Wine glasses? Yes, because this was, for The Sixteen, a venue with a difference. We
were in the legendary Soho jazz club, Ronnie Scott’s, whose owner Michael Watt, a
genial Australian who mingled with the crowd and complimented my husband on his
shoes, has been a patron of what is perhaps the country’s best-known choir for the last
five years. Bringing the singers celebrated for their sacred music into a club that has
known plenty of real life over its 60-year history had been a dream for Watt – and the
fact that it was coincidentally the 40th anniversary of the founding of The Sixteen made
for the perfect moment.
The evening was a mash-up of styles in every way.

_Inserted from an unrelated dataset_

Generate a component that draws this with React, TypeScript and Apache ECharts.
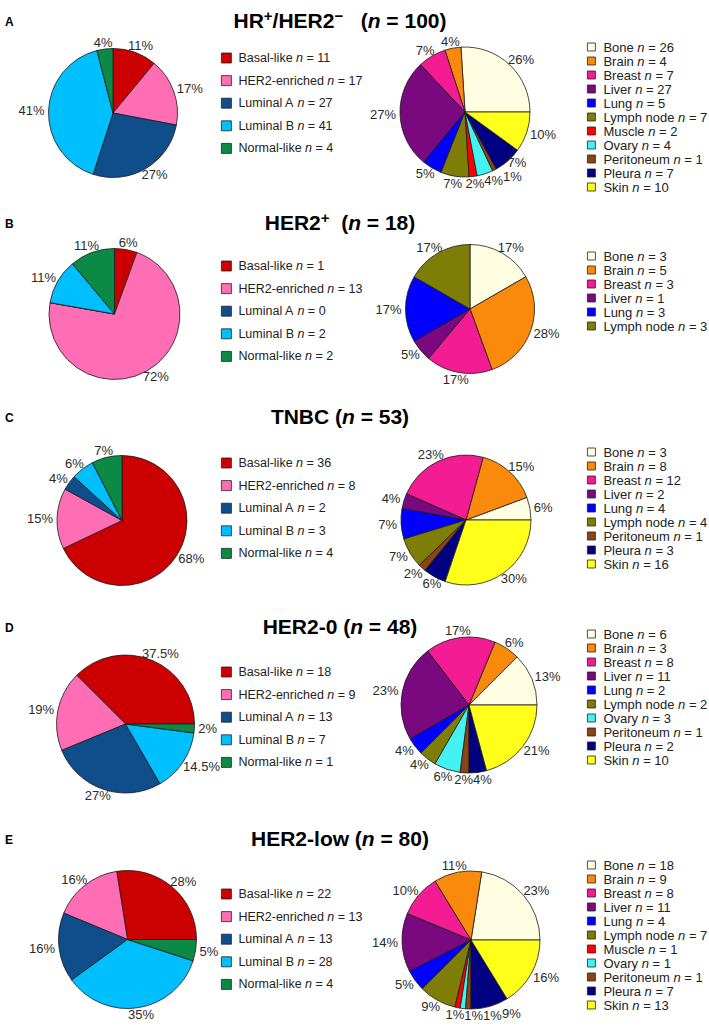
import React, { useEffect, useRef } from "react";
import * as echarts from "echarts";

// ---------- categories ----------
const SUBTYPES = ["Basal-like", "HER2-enriched", "Luminal A", "Luminal B", "Normal-like"];
const SITES_ALL = ["Bone", "Brain", "Breast", "Liver", "Lung", "Lymph node", "Muscle", "Ovary", "Peritoneum", "Pleura", "Skin"];

// ---------- panel A: HR+/HER2- (n = 100) ----------
const A_SUB_N = [11, 17, 27, 41, 4];
const A_SUB_LABELS = ["11%", "17%", "27%", "41%", "4%"];
const A_SITES = SITES_ALL;
const A_SITE_N = [26, 4, 7, 27, 5, 7, 2, 4, 1, 7, 10];
const A_SITE_LABELS = ["26%", "4%", "7%", "27%", "5%", "7%", "2%", "4%", "1%", "7%", "10%"];

// ---------- panel B: HER2+ (n = 18) ----------
const B_SUB_N = [1, 13, 0, 2, 2];
const B_SUB_LABELS = ["6%", "72%", "", "11%", "11%"];
const B_SITES = ["Bone", "Brain", "Breast", "Liver", "Lung", "Lymph node"];
const B_SITE_N = [3, 5, 3, 1, 3, 3];
const B_SITE_LABELS = ["17%", "28%", "17%", "5%", "17%", "17%"];

// ---------- panel C: TNBC (n = 53) ----------
const C_SUB_N = [36, 8, 2, 3, 4];
const C_SUB_LABELS = ["68%", "15%", "4%", "6%", "7%"];
const C_SITES = ["Bone", "Brain", "Breast", "Liver", "Lung", "Lymph node", "Peritoneum", "Pleura", "Skin"];
const C_SITE_N = [3, 8, 12, 2, 4, 4, 1, 3, 16];
const C_SITE_LABELS = ["6%", "15%", "23%", "4%", "7%", "7%", "2%", "6%", "30%"];

// ---------- panel D: HER2-0 (n = 48) ----------
const D_SUB_N = [18, 9, 13, 7, 1];
const D_SUB_LABELS = ["37.5%", "19%", "27%", "14.5%", "2%"];
const D_SITES = ["Bone", "Brain", "Breast", "Liver", "Lung", "Lymph node", "Ovary", "Peritoneum", "Pleura", "Skin"];
const D_SITE_N = [6, 3, 8, 11, 2, 2, 3, 1, 2, 10];
const D_SITE_LABELS = ["13%", "6%", "17%", "23%", "4%", "4%", "6%", "2%", "4%", "21%"];

// ---------- panel E: HER2-low (n = 80) ----------
const E_SUB_N = [22, 13, 13, 28, 4];
const E_SUB_LABELS = ["28%", "16%", "16%", "35%", "5%"];
const E_SITES = SITES_ALL;
const E_SITE_N = [18, 9, 8, 11, 4, 7, 1, 1, 1, 7, 13];
const E_SITE_LABELS = ["23%", "11%", "10%", "14%", "5%", "9%", "1%", "1%", "1%", "9%", "16%"];

// ---------- styles ----------
const COLORS: Record<string, string> = {
  "Basal-like": "#CC0000",
  "HER2-enriched": "#FF6EB4",
  "Luminal A": "#104E8B",
  "Luminal B": "#00BFFF",
  "Normal-like": "#0A8A45",
  "Bone": "#FFFDE2",
  "Brain": "#FA8A0C",
  "Breast": "#F41C93",
  "Liver": "#7A087E",
  "Lung": "#0000FF",
  "Lymph node": "#7E7E06",
  "Muscle": "#FF0000",
  "Ovary": "#44F2F2",
  "Peritoneum": "#8B4513",
  "Pleura": "#000080",
  "Skin": "#FFFF1A",
};

const FONT = "'Liberation Sans', Arial, Helvetica, sans-serif";
const LABEL_FS = 13;
const RING_GAP = 4; // label distance outside the pie edge
const LABEL_H = 14; // label height used for collision tests

type Panel = {
  letter: string;
  title: string;
  titleY: number;
  subN: number[];
  subLabels: string[];
  subCenter: [number, number];
  subR: number;
  subStart: number;
  subClockwise: boolean;
  subLegendTop: number;
  sites: string[];
  siteN: number[];
  siteLabels: string[];
  siteCenter: [number, number];
  siteR: number;
  siteStart: number;
  siteClockwise: boolean;
  siteLegendTop: number;
};

const PANELS: Panel[] = [
  {
    letter: "A",
    title: "{b|HR}{sup|+}{b|/HER2}{sup|\u2212}{b|   (}{i|n}{b| = 100)}",
    titleY: 20,
    subN: A_SUB_N, subLabels: A_SUB_LABELS, subCenter: [113, 113], subR: 64.5, subStart: 90, subClockwise: true, subLegendTop: 51,
    sites: A_SITES, siteN: A_SITE_N, siteLabels: A_SITE_LABELS, siteCenter: [465, 112], siteR: 65, siteStart: 0, siteClockwise: false, siteLegendTop: 40,
  },
  {
    letter: "B",
    title: "{b|HER2}{sup|+}{b|  (}{i|n}{b| = 18)}",
    titleY: 222,
    subN: B_SUB_N, subLabels: B_SUB_LABELS, subCenter: [114.5, 314], subR: 65.5, subStart: 90, subClockwise: true, subLegendTop: 259,
    sites: B_SITES, siteN: B_SITE_N, siteLabels: B_SITE_LABELS, siteCenter: [470, 309], siteR: 64.5, siteStart: 90, siteClockwise: true, siteLegendTop: 249,
  },
  {
    letter: "C",
    title: "{b|TNBC (}{i|n}{b| = 53)}",
    titleY: 416,
    subN: C_SUB_N, subLabels: C_SUB_LABELS, subCenter: [122, 520.5], subR: 65, subStart: 90, subClockwise: true, subLegendTop: 456,
    sites: C_SITES, siteN: C_SITE_N, siteLabels: C_SITE_LABELS, siteCenter: [466, 520], siteR: 65, siteStart: 0, siteClockwise: false, siteLegendTop: 445,
  },
  {
    letter: "D",
    title: "{b|HER2-0 (}{i|n}{b| = 48)}",
    titleY: 626,
    subN: D_SUB_N, subLabels: D_SUB_LABELS, subCenter: [125.5, 724], subR: 69, subStart: 0, subClockwise: false, subLegendTop: 665,
    sites: D_SITES, siteN: D_SITE_N, siteLabels: D_SITE_LABELS, siteCenter: [469, 705], siteR: 68, siteStart: 0, siteClockwise: false, siteLegendTop: 627,
  },
  {
    letter: "E",
    title: "{b|HER2-low (}{i|n}{b| = 80)}",
    titleY: 838,
    subN: E_SUB_N, subLabels: E_SUB_LABELS, subCenter: [127.5, 939.5], subR: 69, subStart: 0, subClockwise: false, subLegendTop: 887,
    sites: E_SITES, siteN: E_SITE_N, siteLabels: E_SITE_LABELS, siteCenter: [471, 940], siteR: 69, siteStart: 0, siteClockwise: false, siteLegendTop: 858,
  },
];

let measureCtx: CanvasRenderingContext2D | null = null;
function textWidth(t: string): number {
  if (!measureCtx) {
    const c = document.createElement("canvas");
    measureCtx = c.getContext("2d");
  }
  if (!measureCtx) return t.length * 7.2;
  measureCtx.font = `${LABEL_FS}px ${FONT}`;
  return measureCtx.measureText(t).width;
}

// "Outside end" label anchors: each label sits just outside the pie along the
// slice's mid-angle, pushed out by half its width; colliding labels are nudged
// apart along the direction of travel round the pie.
function labelAnchors(
  values: number[],
  labels: string[],
  center: [number, number],
  r: number,
  startAngle: number,
  clockwise: boolean
) {
  const total = values.reduce((a, b) => a + b, 0) || 1;
  const dir = clockwise ? -1 : 1;
  let acc = 0;
  const out: ({ x: number; y: number } | null)[] = [];
  let prev: { x: number; y: number; w: number; x0: number; y0: number } | null = null;
  values.forEach((v, i) => {
    const span = (v / total) * 360;
    const mid = ((startAngle + dir * (acc + span / 2)) * Math.PI) / 180;
    acc += span;
    if (!labels[i]) {
      out.push(null);
      return;
    }
    const ux = Math.cos(mid);
    const uy = -Math.sin(mid);
    const w = textWidth(labels[i]);
    const x0 = center[0] + (r + RING_GAP) * ux + ux * (w / 2);
    const y0 = center[1] + (r + RING_GAP) * uy + uy * 3;
    let x = x0;
    let y = y0;
    if (prev) {
      const ox = Math.min(x + w / 2, prev.x + prev.w / 2) - Math.max(x - w / 2, prev.x - prev.w / 2);
      const oy = LABEL_H - Math.abs(y - prev.y);
      if (ox > 0 && oy > 0) {
        const useX = Math.abs(uy) > 0.6 ? !(oy < 0.5 * ox) : ox < 0.5 * oy;
        if (useX) {
          const s = x0 >= prev.x0 ? 1 : -1;
          x = s > 0 ? prev.x + prev.w / 2 + w / 2 : prev.x - prev.w / 2 - w / 2;
        } else {
          const s = y0 >= prev.y0 ? 1 : -1;
          y = s > 0 ? prev.y + LABEL_H : prev.y - LABEL_H;
        }
      }
    }
    prev = { x, y, w, x0, y0 };
    out.push({ x, y });
  });
  return out;
}

function makePie(
  names: string[],
  values: number[],
  center: [number, number],
  r: number,
  startAngle: number,
  clockwise: boolean
) {
  return {
    type: "pie",
    center,
    radius: r,
    startAngle,
    clockwise,
    stillShowZeroSum: true,
    itemStyle: { borderColor: "#1a1a1a", borderWidth: 0.8 },
    emphasis: { disabled: true },
    label: { show: false },
    labelLine: { show: false },
    data: names.map((name, i) => ({
      name,
      value: values[i],
      itemStyle: { color: COLORS[name] },
    })),
  };
}

// Transparent ring just outside the pie that carries the percentage labels.
function makeLabelRing(
  names: string[],
  values: number[],
  labels: string[],
  center: [number, number],
  r: number,
  startAngle: number,
  clockwise: boolean
) {
  const anchors = labelAnchors(values, labels, center, r, startAngle, clockwise);
  return {
    type: "pie",
    center,
    radius: [r, r + 2 * RING_GAP],
    startAngle,
    clockwise,
    silent: true,
    stillShowZeroSum: true,
    itemStyle: { color: "rgba(0,0,0,0)", borderWidth: 0 },
    emphasis: { disabled: true },
    label: {
      show: true,
      position: "inside",
      fontFamily: FONT,
      fontSize: LABEL_FS,
      color: "#2a2a2a",
      formatter: (p: any) => labels[p.dataIndex],
    },
    labelLine: { show: false },
    labelLayout: (params: any) => {
      const lr = params.labelRect;
      const a = anchors[params.dataIndex];
      if (!lr || !a) return {};
      return { dx: a.x - (lr.x + lr.width / 2), dy: a.y - (lr.y + lr.height / 2) };
    },
    data: names.map((name, i) => ({
      name,
      value: values[i],
      itemStyle: { color: "rgba(0,0,0,0)" },
      label: labels[i] ? {} : { show: false },
    })),
  };
}

function makeLegend(names: string[], values: number[], left: number, top: number, big: boolean) {
  const fs = big ? 12.5 : 13;
  const pad = big ? 2 : 3;
  return {
    orient: "vertical",
    left,
    top,
    padding: 0,
    icon: "rect",
    itemWidth: big ? 10 : 8,
    itemHeight: big ? 10 : 8,
    itemGap: big ? 8.6 : 0,
    selectedMode: false,
    itemStyle: { borderColor: "#222", borderWidth: 0.8 },
    data: names,
    formatter: (name: string) => {
      const i = names.indexOf(name);
      return `{f|${name} }{i|n}{t| = ${values[i]}}`;
    },
    textStyle: {
      fontFamily: FONT,
      fontSize: fs,
      color: "#222",
      lineHeight: 14,
      rich: {
        f: { fontFamily: FONT, fontSize: fs, color: "#222", lineHeight: 14, padding: [0, 0, 0, pad] },
        t: { fontFamily: FONT, fontSize: fs, color: "#222", lineHeight: 14 },
        i: { fontFamily: FONT, fontSize: fs, color: "#222", fontStyle: "italic", lineHeight: 14 },
      },
    },
  };
}

export default function App() {
  const ref = useRef<HTMLDivElement>(null);
  useEffect(() => {
    if (!ref.current) return;
    const chart = echarts.init(ref.current, undefined, { renderer: "svg" });
    const titles: any[] = [];
    const legends: any[] = [];
    const pies: any[] = [];
    const rings: any[] = [];
    PANELS.forEach((p) => {
      titles.push({
        text: p.title,
        left: 340,
        top: p.titleY,
        textAlign: "center",
        textVerticalAlign: "middle",
        padding: 0,
        textStyle: {
          fontFamily: FONT,
          fontSize: 21,
          fontWeight: "bold",
          color: "#000",
          rich: {
            b: { fontFamily: FONT, fontSize: 21, fontWeight: "bold", color: "#000" },
            i: { fontFamily: FONT, fontSize: 21, fontWeight: "bold", fontStyle: "italic", color: "#000" },
            sup: { fontFamily: FONT, fontSize: 15, fontWeight: "bold", color: "#000", padding: [0, 0, 10, 0] },
          },
        },
      });
      titles.push({
        text: p.letter,
        left: 5,
        top: p.titleY + 2,
        textVerticalAlign: "middle",
        textAlign: "left",
        padding: 0,
        textStyle: { fontFamily: FONT, fontSize: 12, fontWeight: "bold", color: "#000" },
      });
      legends.push(makeLegend(SUBTYPES, p.subN, 221, p.subLegendTop, true));
      legends.push(makeLegend(p.sites, p.siteN, 587, p.siteLegendTop, false));
      pies.push(makePie(SUBTYPES, p.subN, p.subCenter, p.subR, p.subStart, p.subClockwise));
      pies.push(makePie(p.sites, p.siteN, p.siteCenter, p.siteR, p.siteStart, p.siteClockwise));
      rings.push(makeLabelRing(SUBTYPES, p.subN, p.subLabels, p.subCenter, p.subR, p.subStart, p.subClockwise));
      rings.push(makeLabelRing(p.sites, p.siteN, p.siteLabels, p.siteCenter, p.siteR, p.siteStart, p.siteClockwise));
    });
    chart.setOption({
      animation: false,
      backgroundColor: "#fff",
      title: titles,
      legend: legends,
      series: [...pies, ...rings],
    });
    return () => chart.dispose();
  }, []);
  return (
    <div
      ref={ref}
      style={{ position: "absolute", left: 0, top: 0, width: 709, height: 1029, background: "#fff" }}
    />
  );
}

We travelled back in time from
Consuelo Velázquez’s 1930s “Bésame Mucho” (Kiss Me A Lot) to Henry Purcell’s
“When I am laid in earth”, written 250 years earlier, then back further still to the
sixteenth century and Thomas Tallis’ “O Nata Lux”. We spent time in the 1960s, ranging
from Jacques Loussier’s jazz take on Bach to a version of Martin Luther King’s “I have a
dream” speech performed partly by a rapper, and partly in Latin. It was the very
definition of eclectic, rolling out surprise after surprise; moving and prayerful and lively
and energetic in track after track.
And as with time, so with geography: Velázquez penned her most famous song in her
native Mexico, when she was just 16 years old. And from the England of Purcell and
Tallis we travelled to the Deep South of America for what was perhaps the highlight of
the evening – a rip-roaring rendition of “Down to the River to Pray”.
This being The Sixteen, its favourite contemporary composer, James MacMillan, also
featured heavily. Most delightful of all was the “Sanctus” from St Anne’s Mass, and his
“Scots Song”, where the introduction was arranged by James Pearson, artistic director
of Ronnie Scott’s, whose piano-playing took the piece to new heights.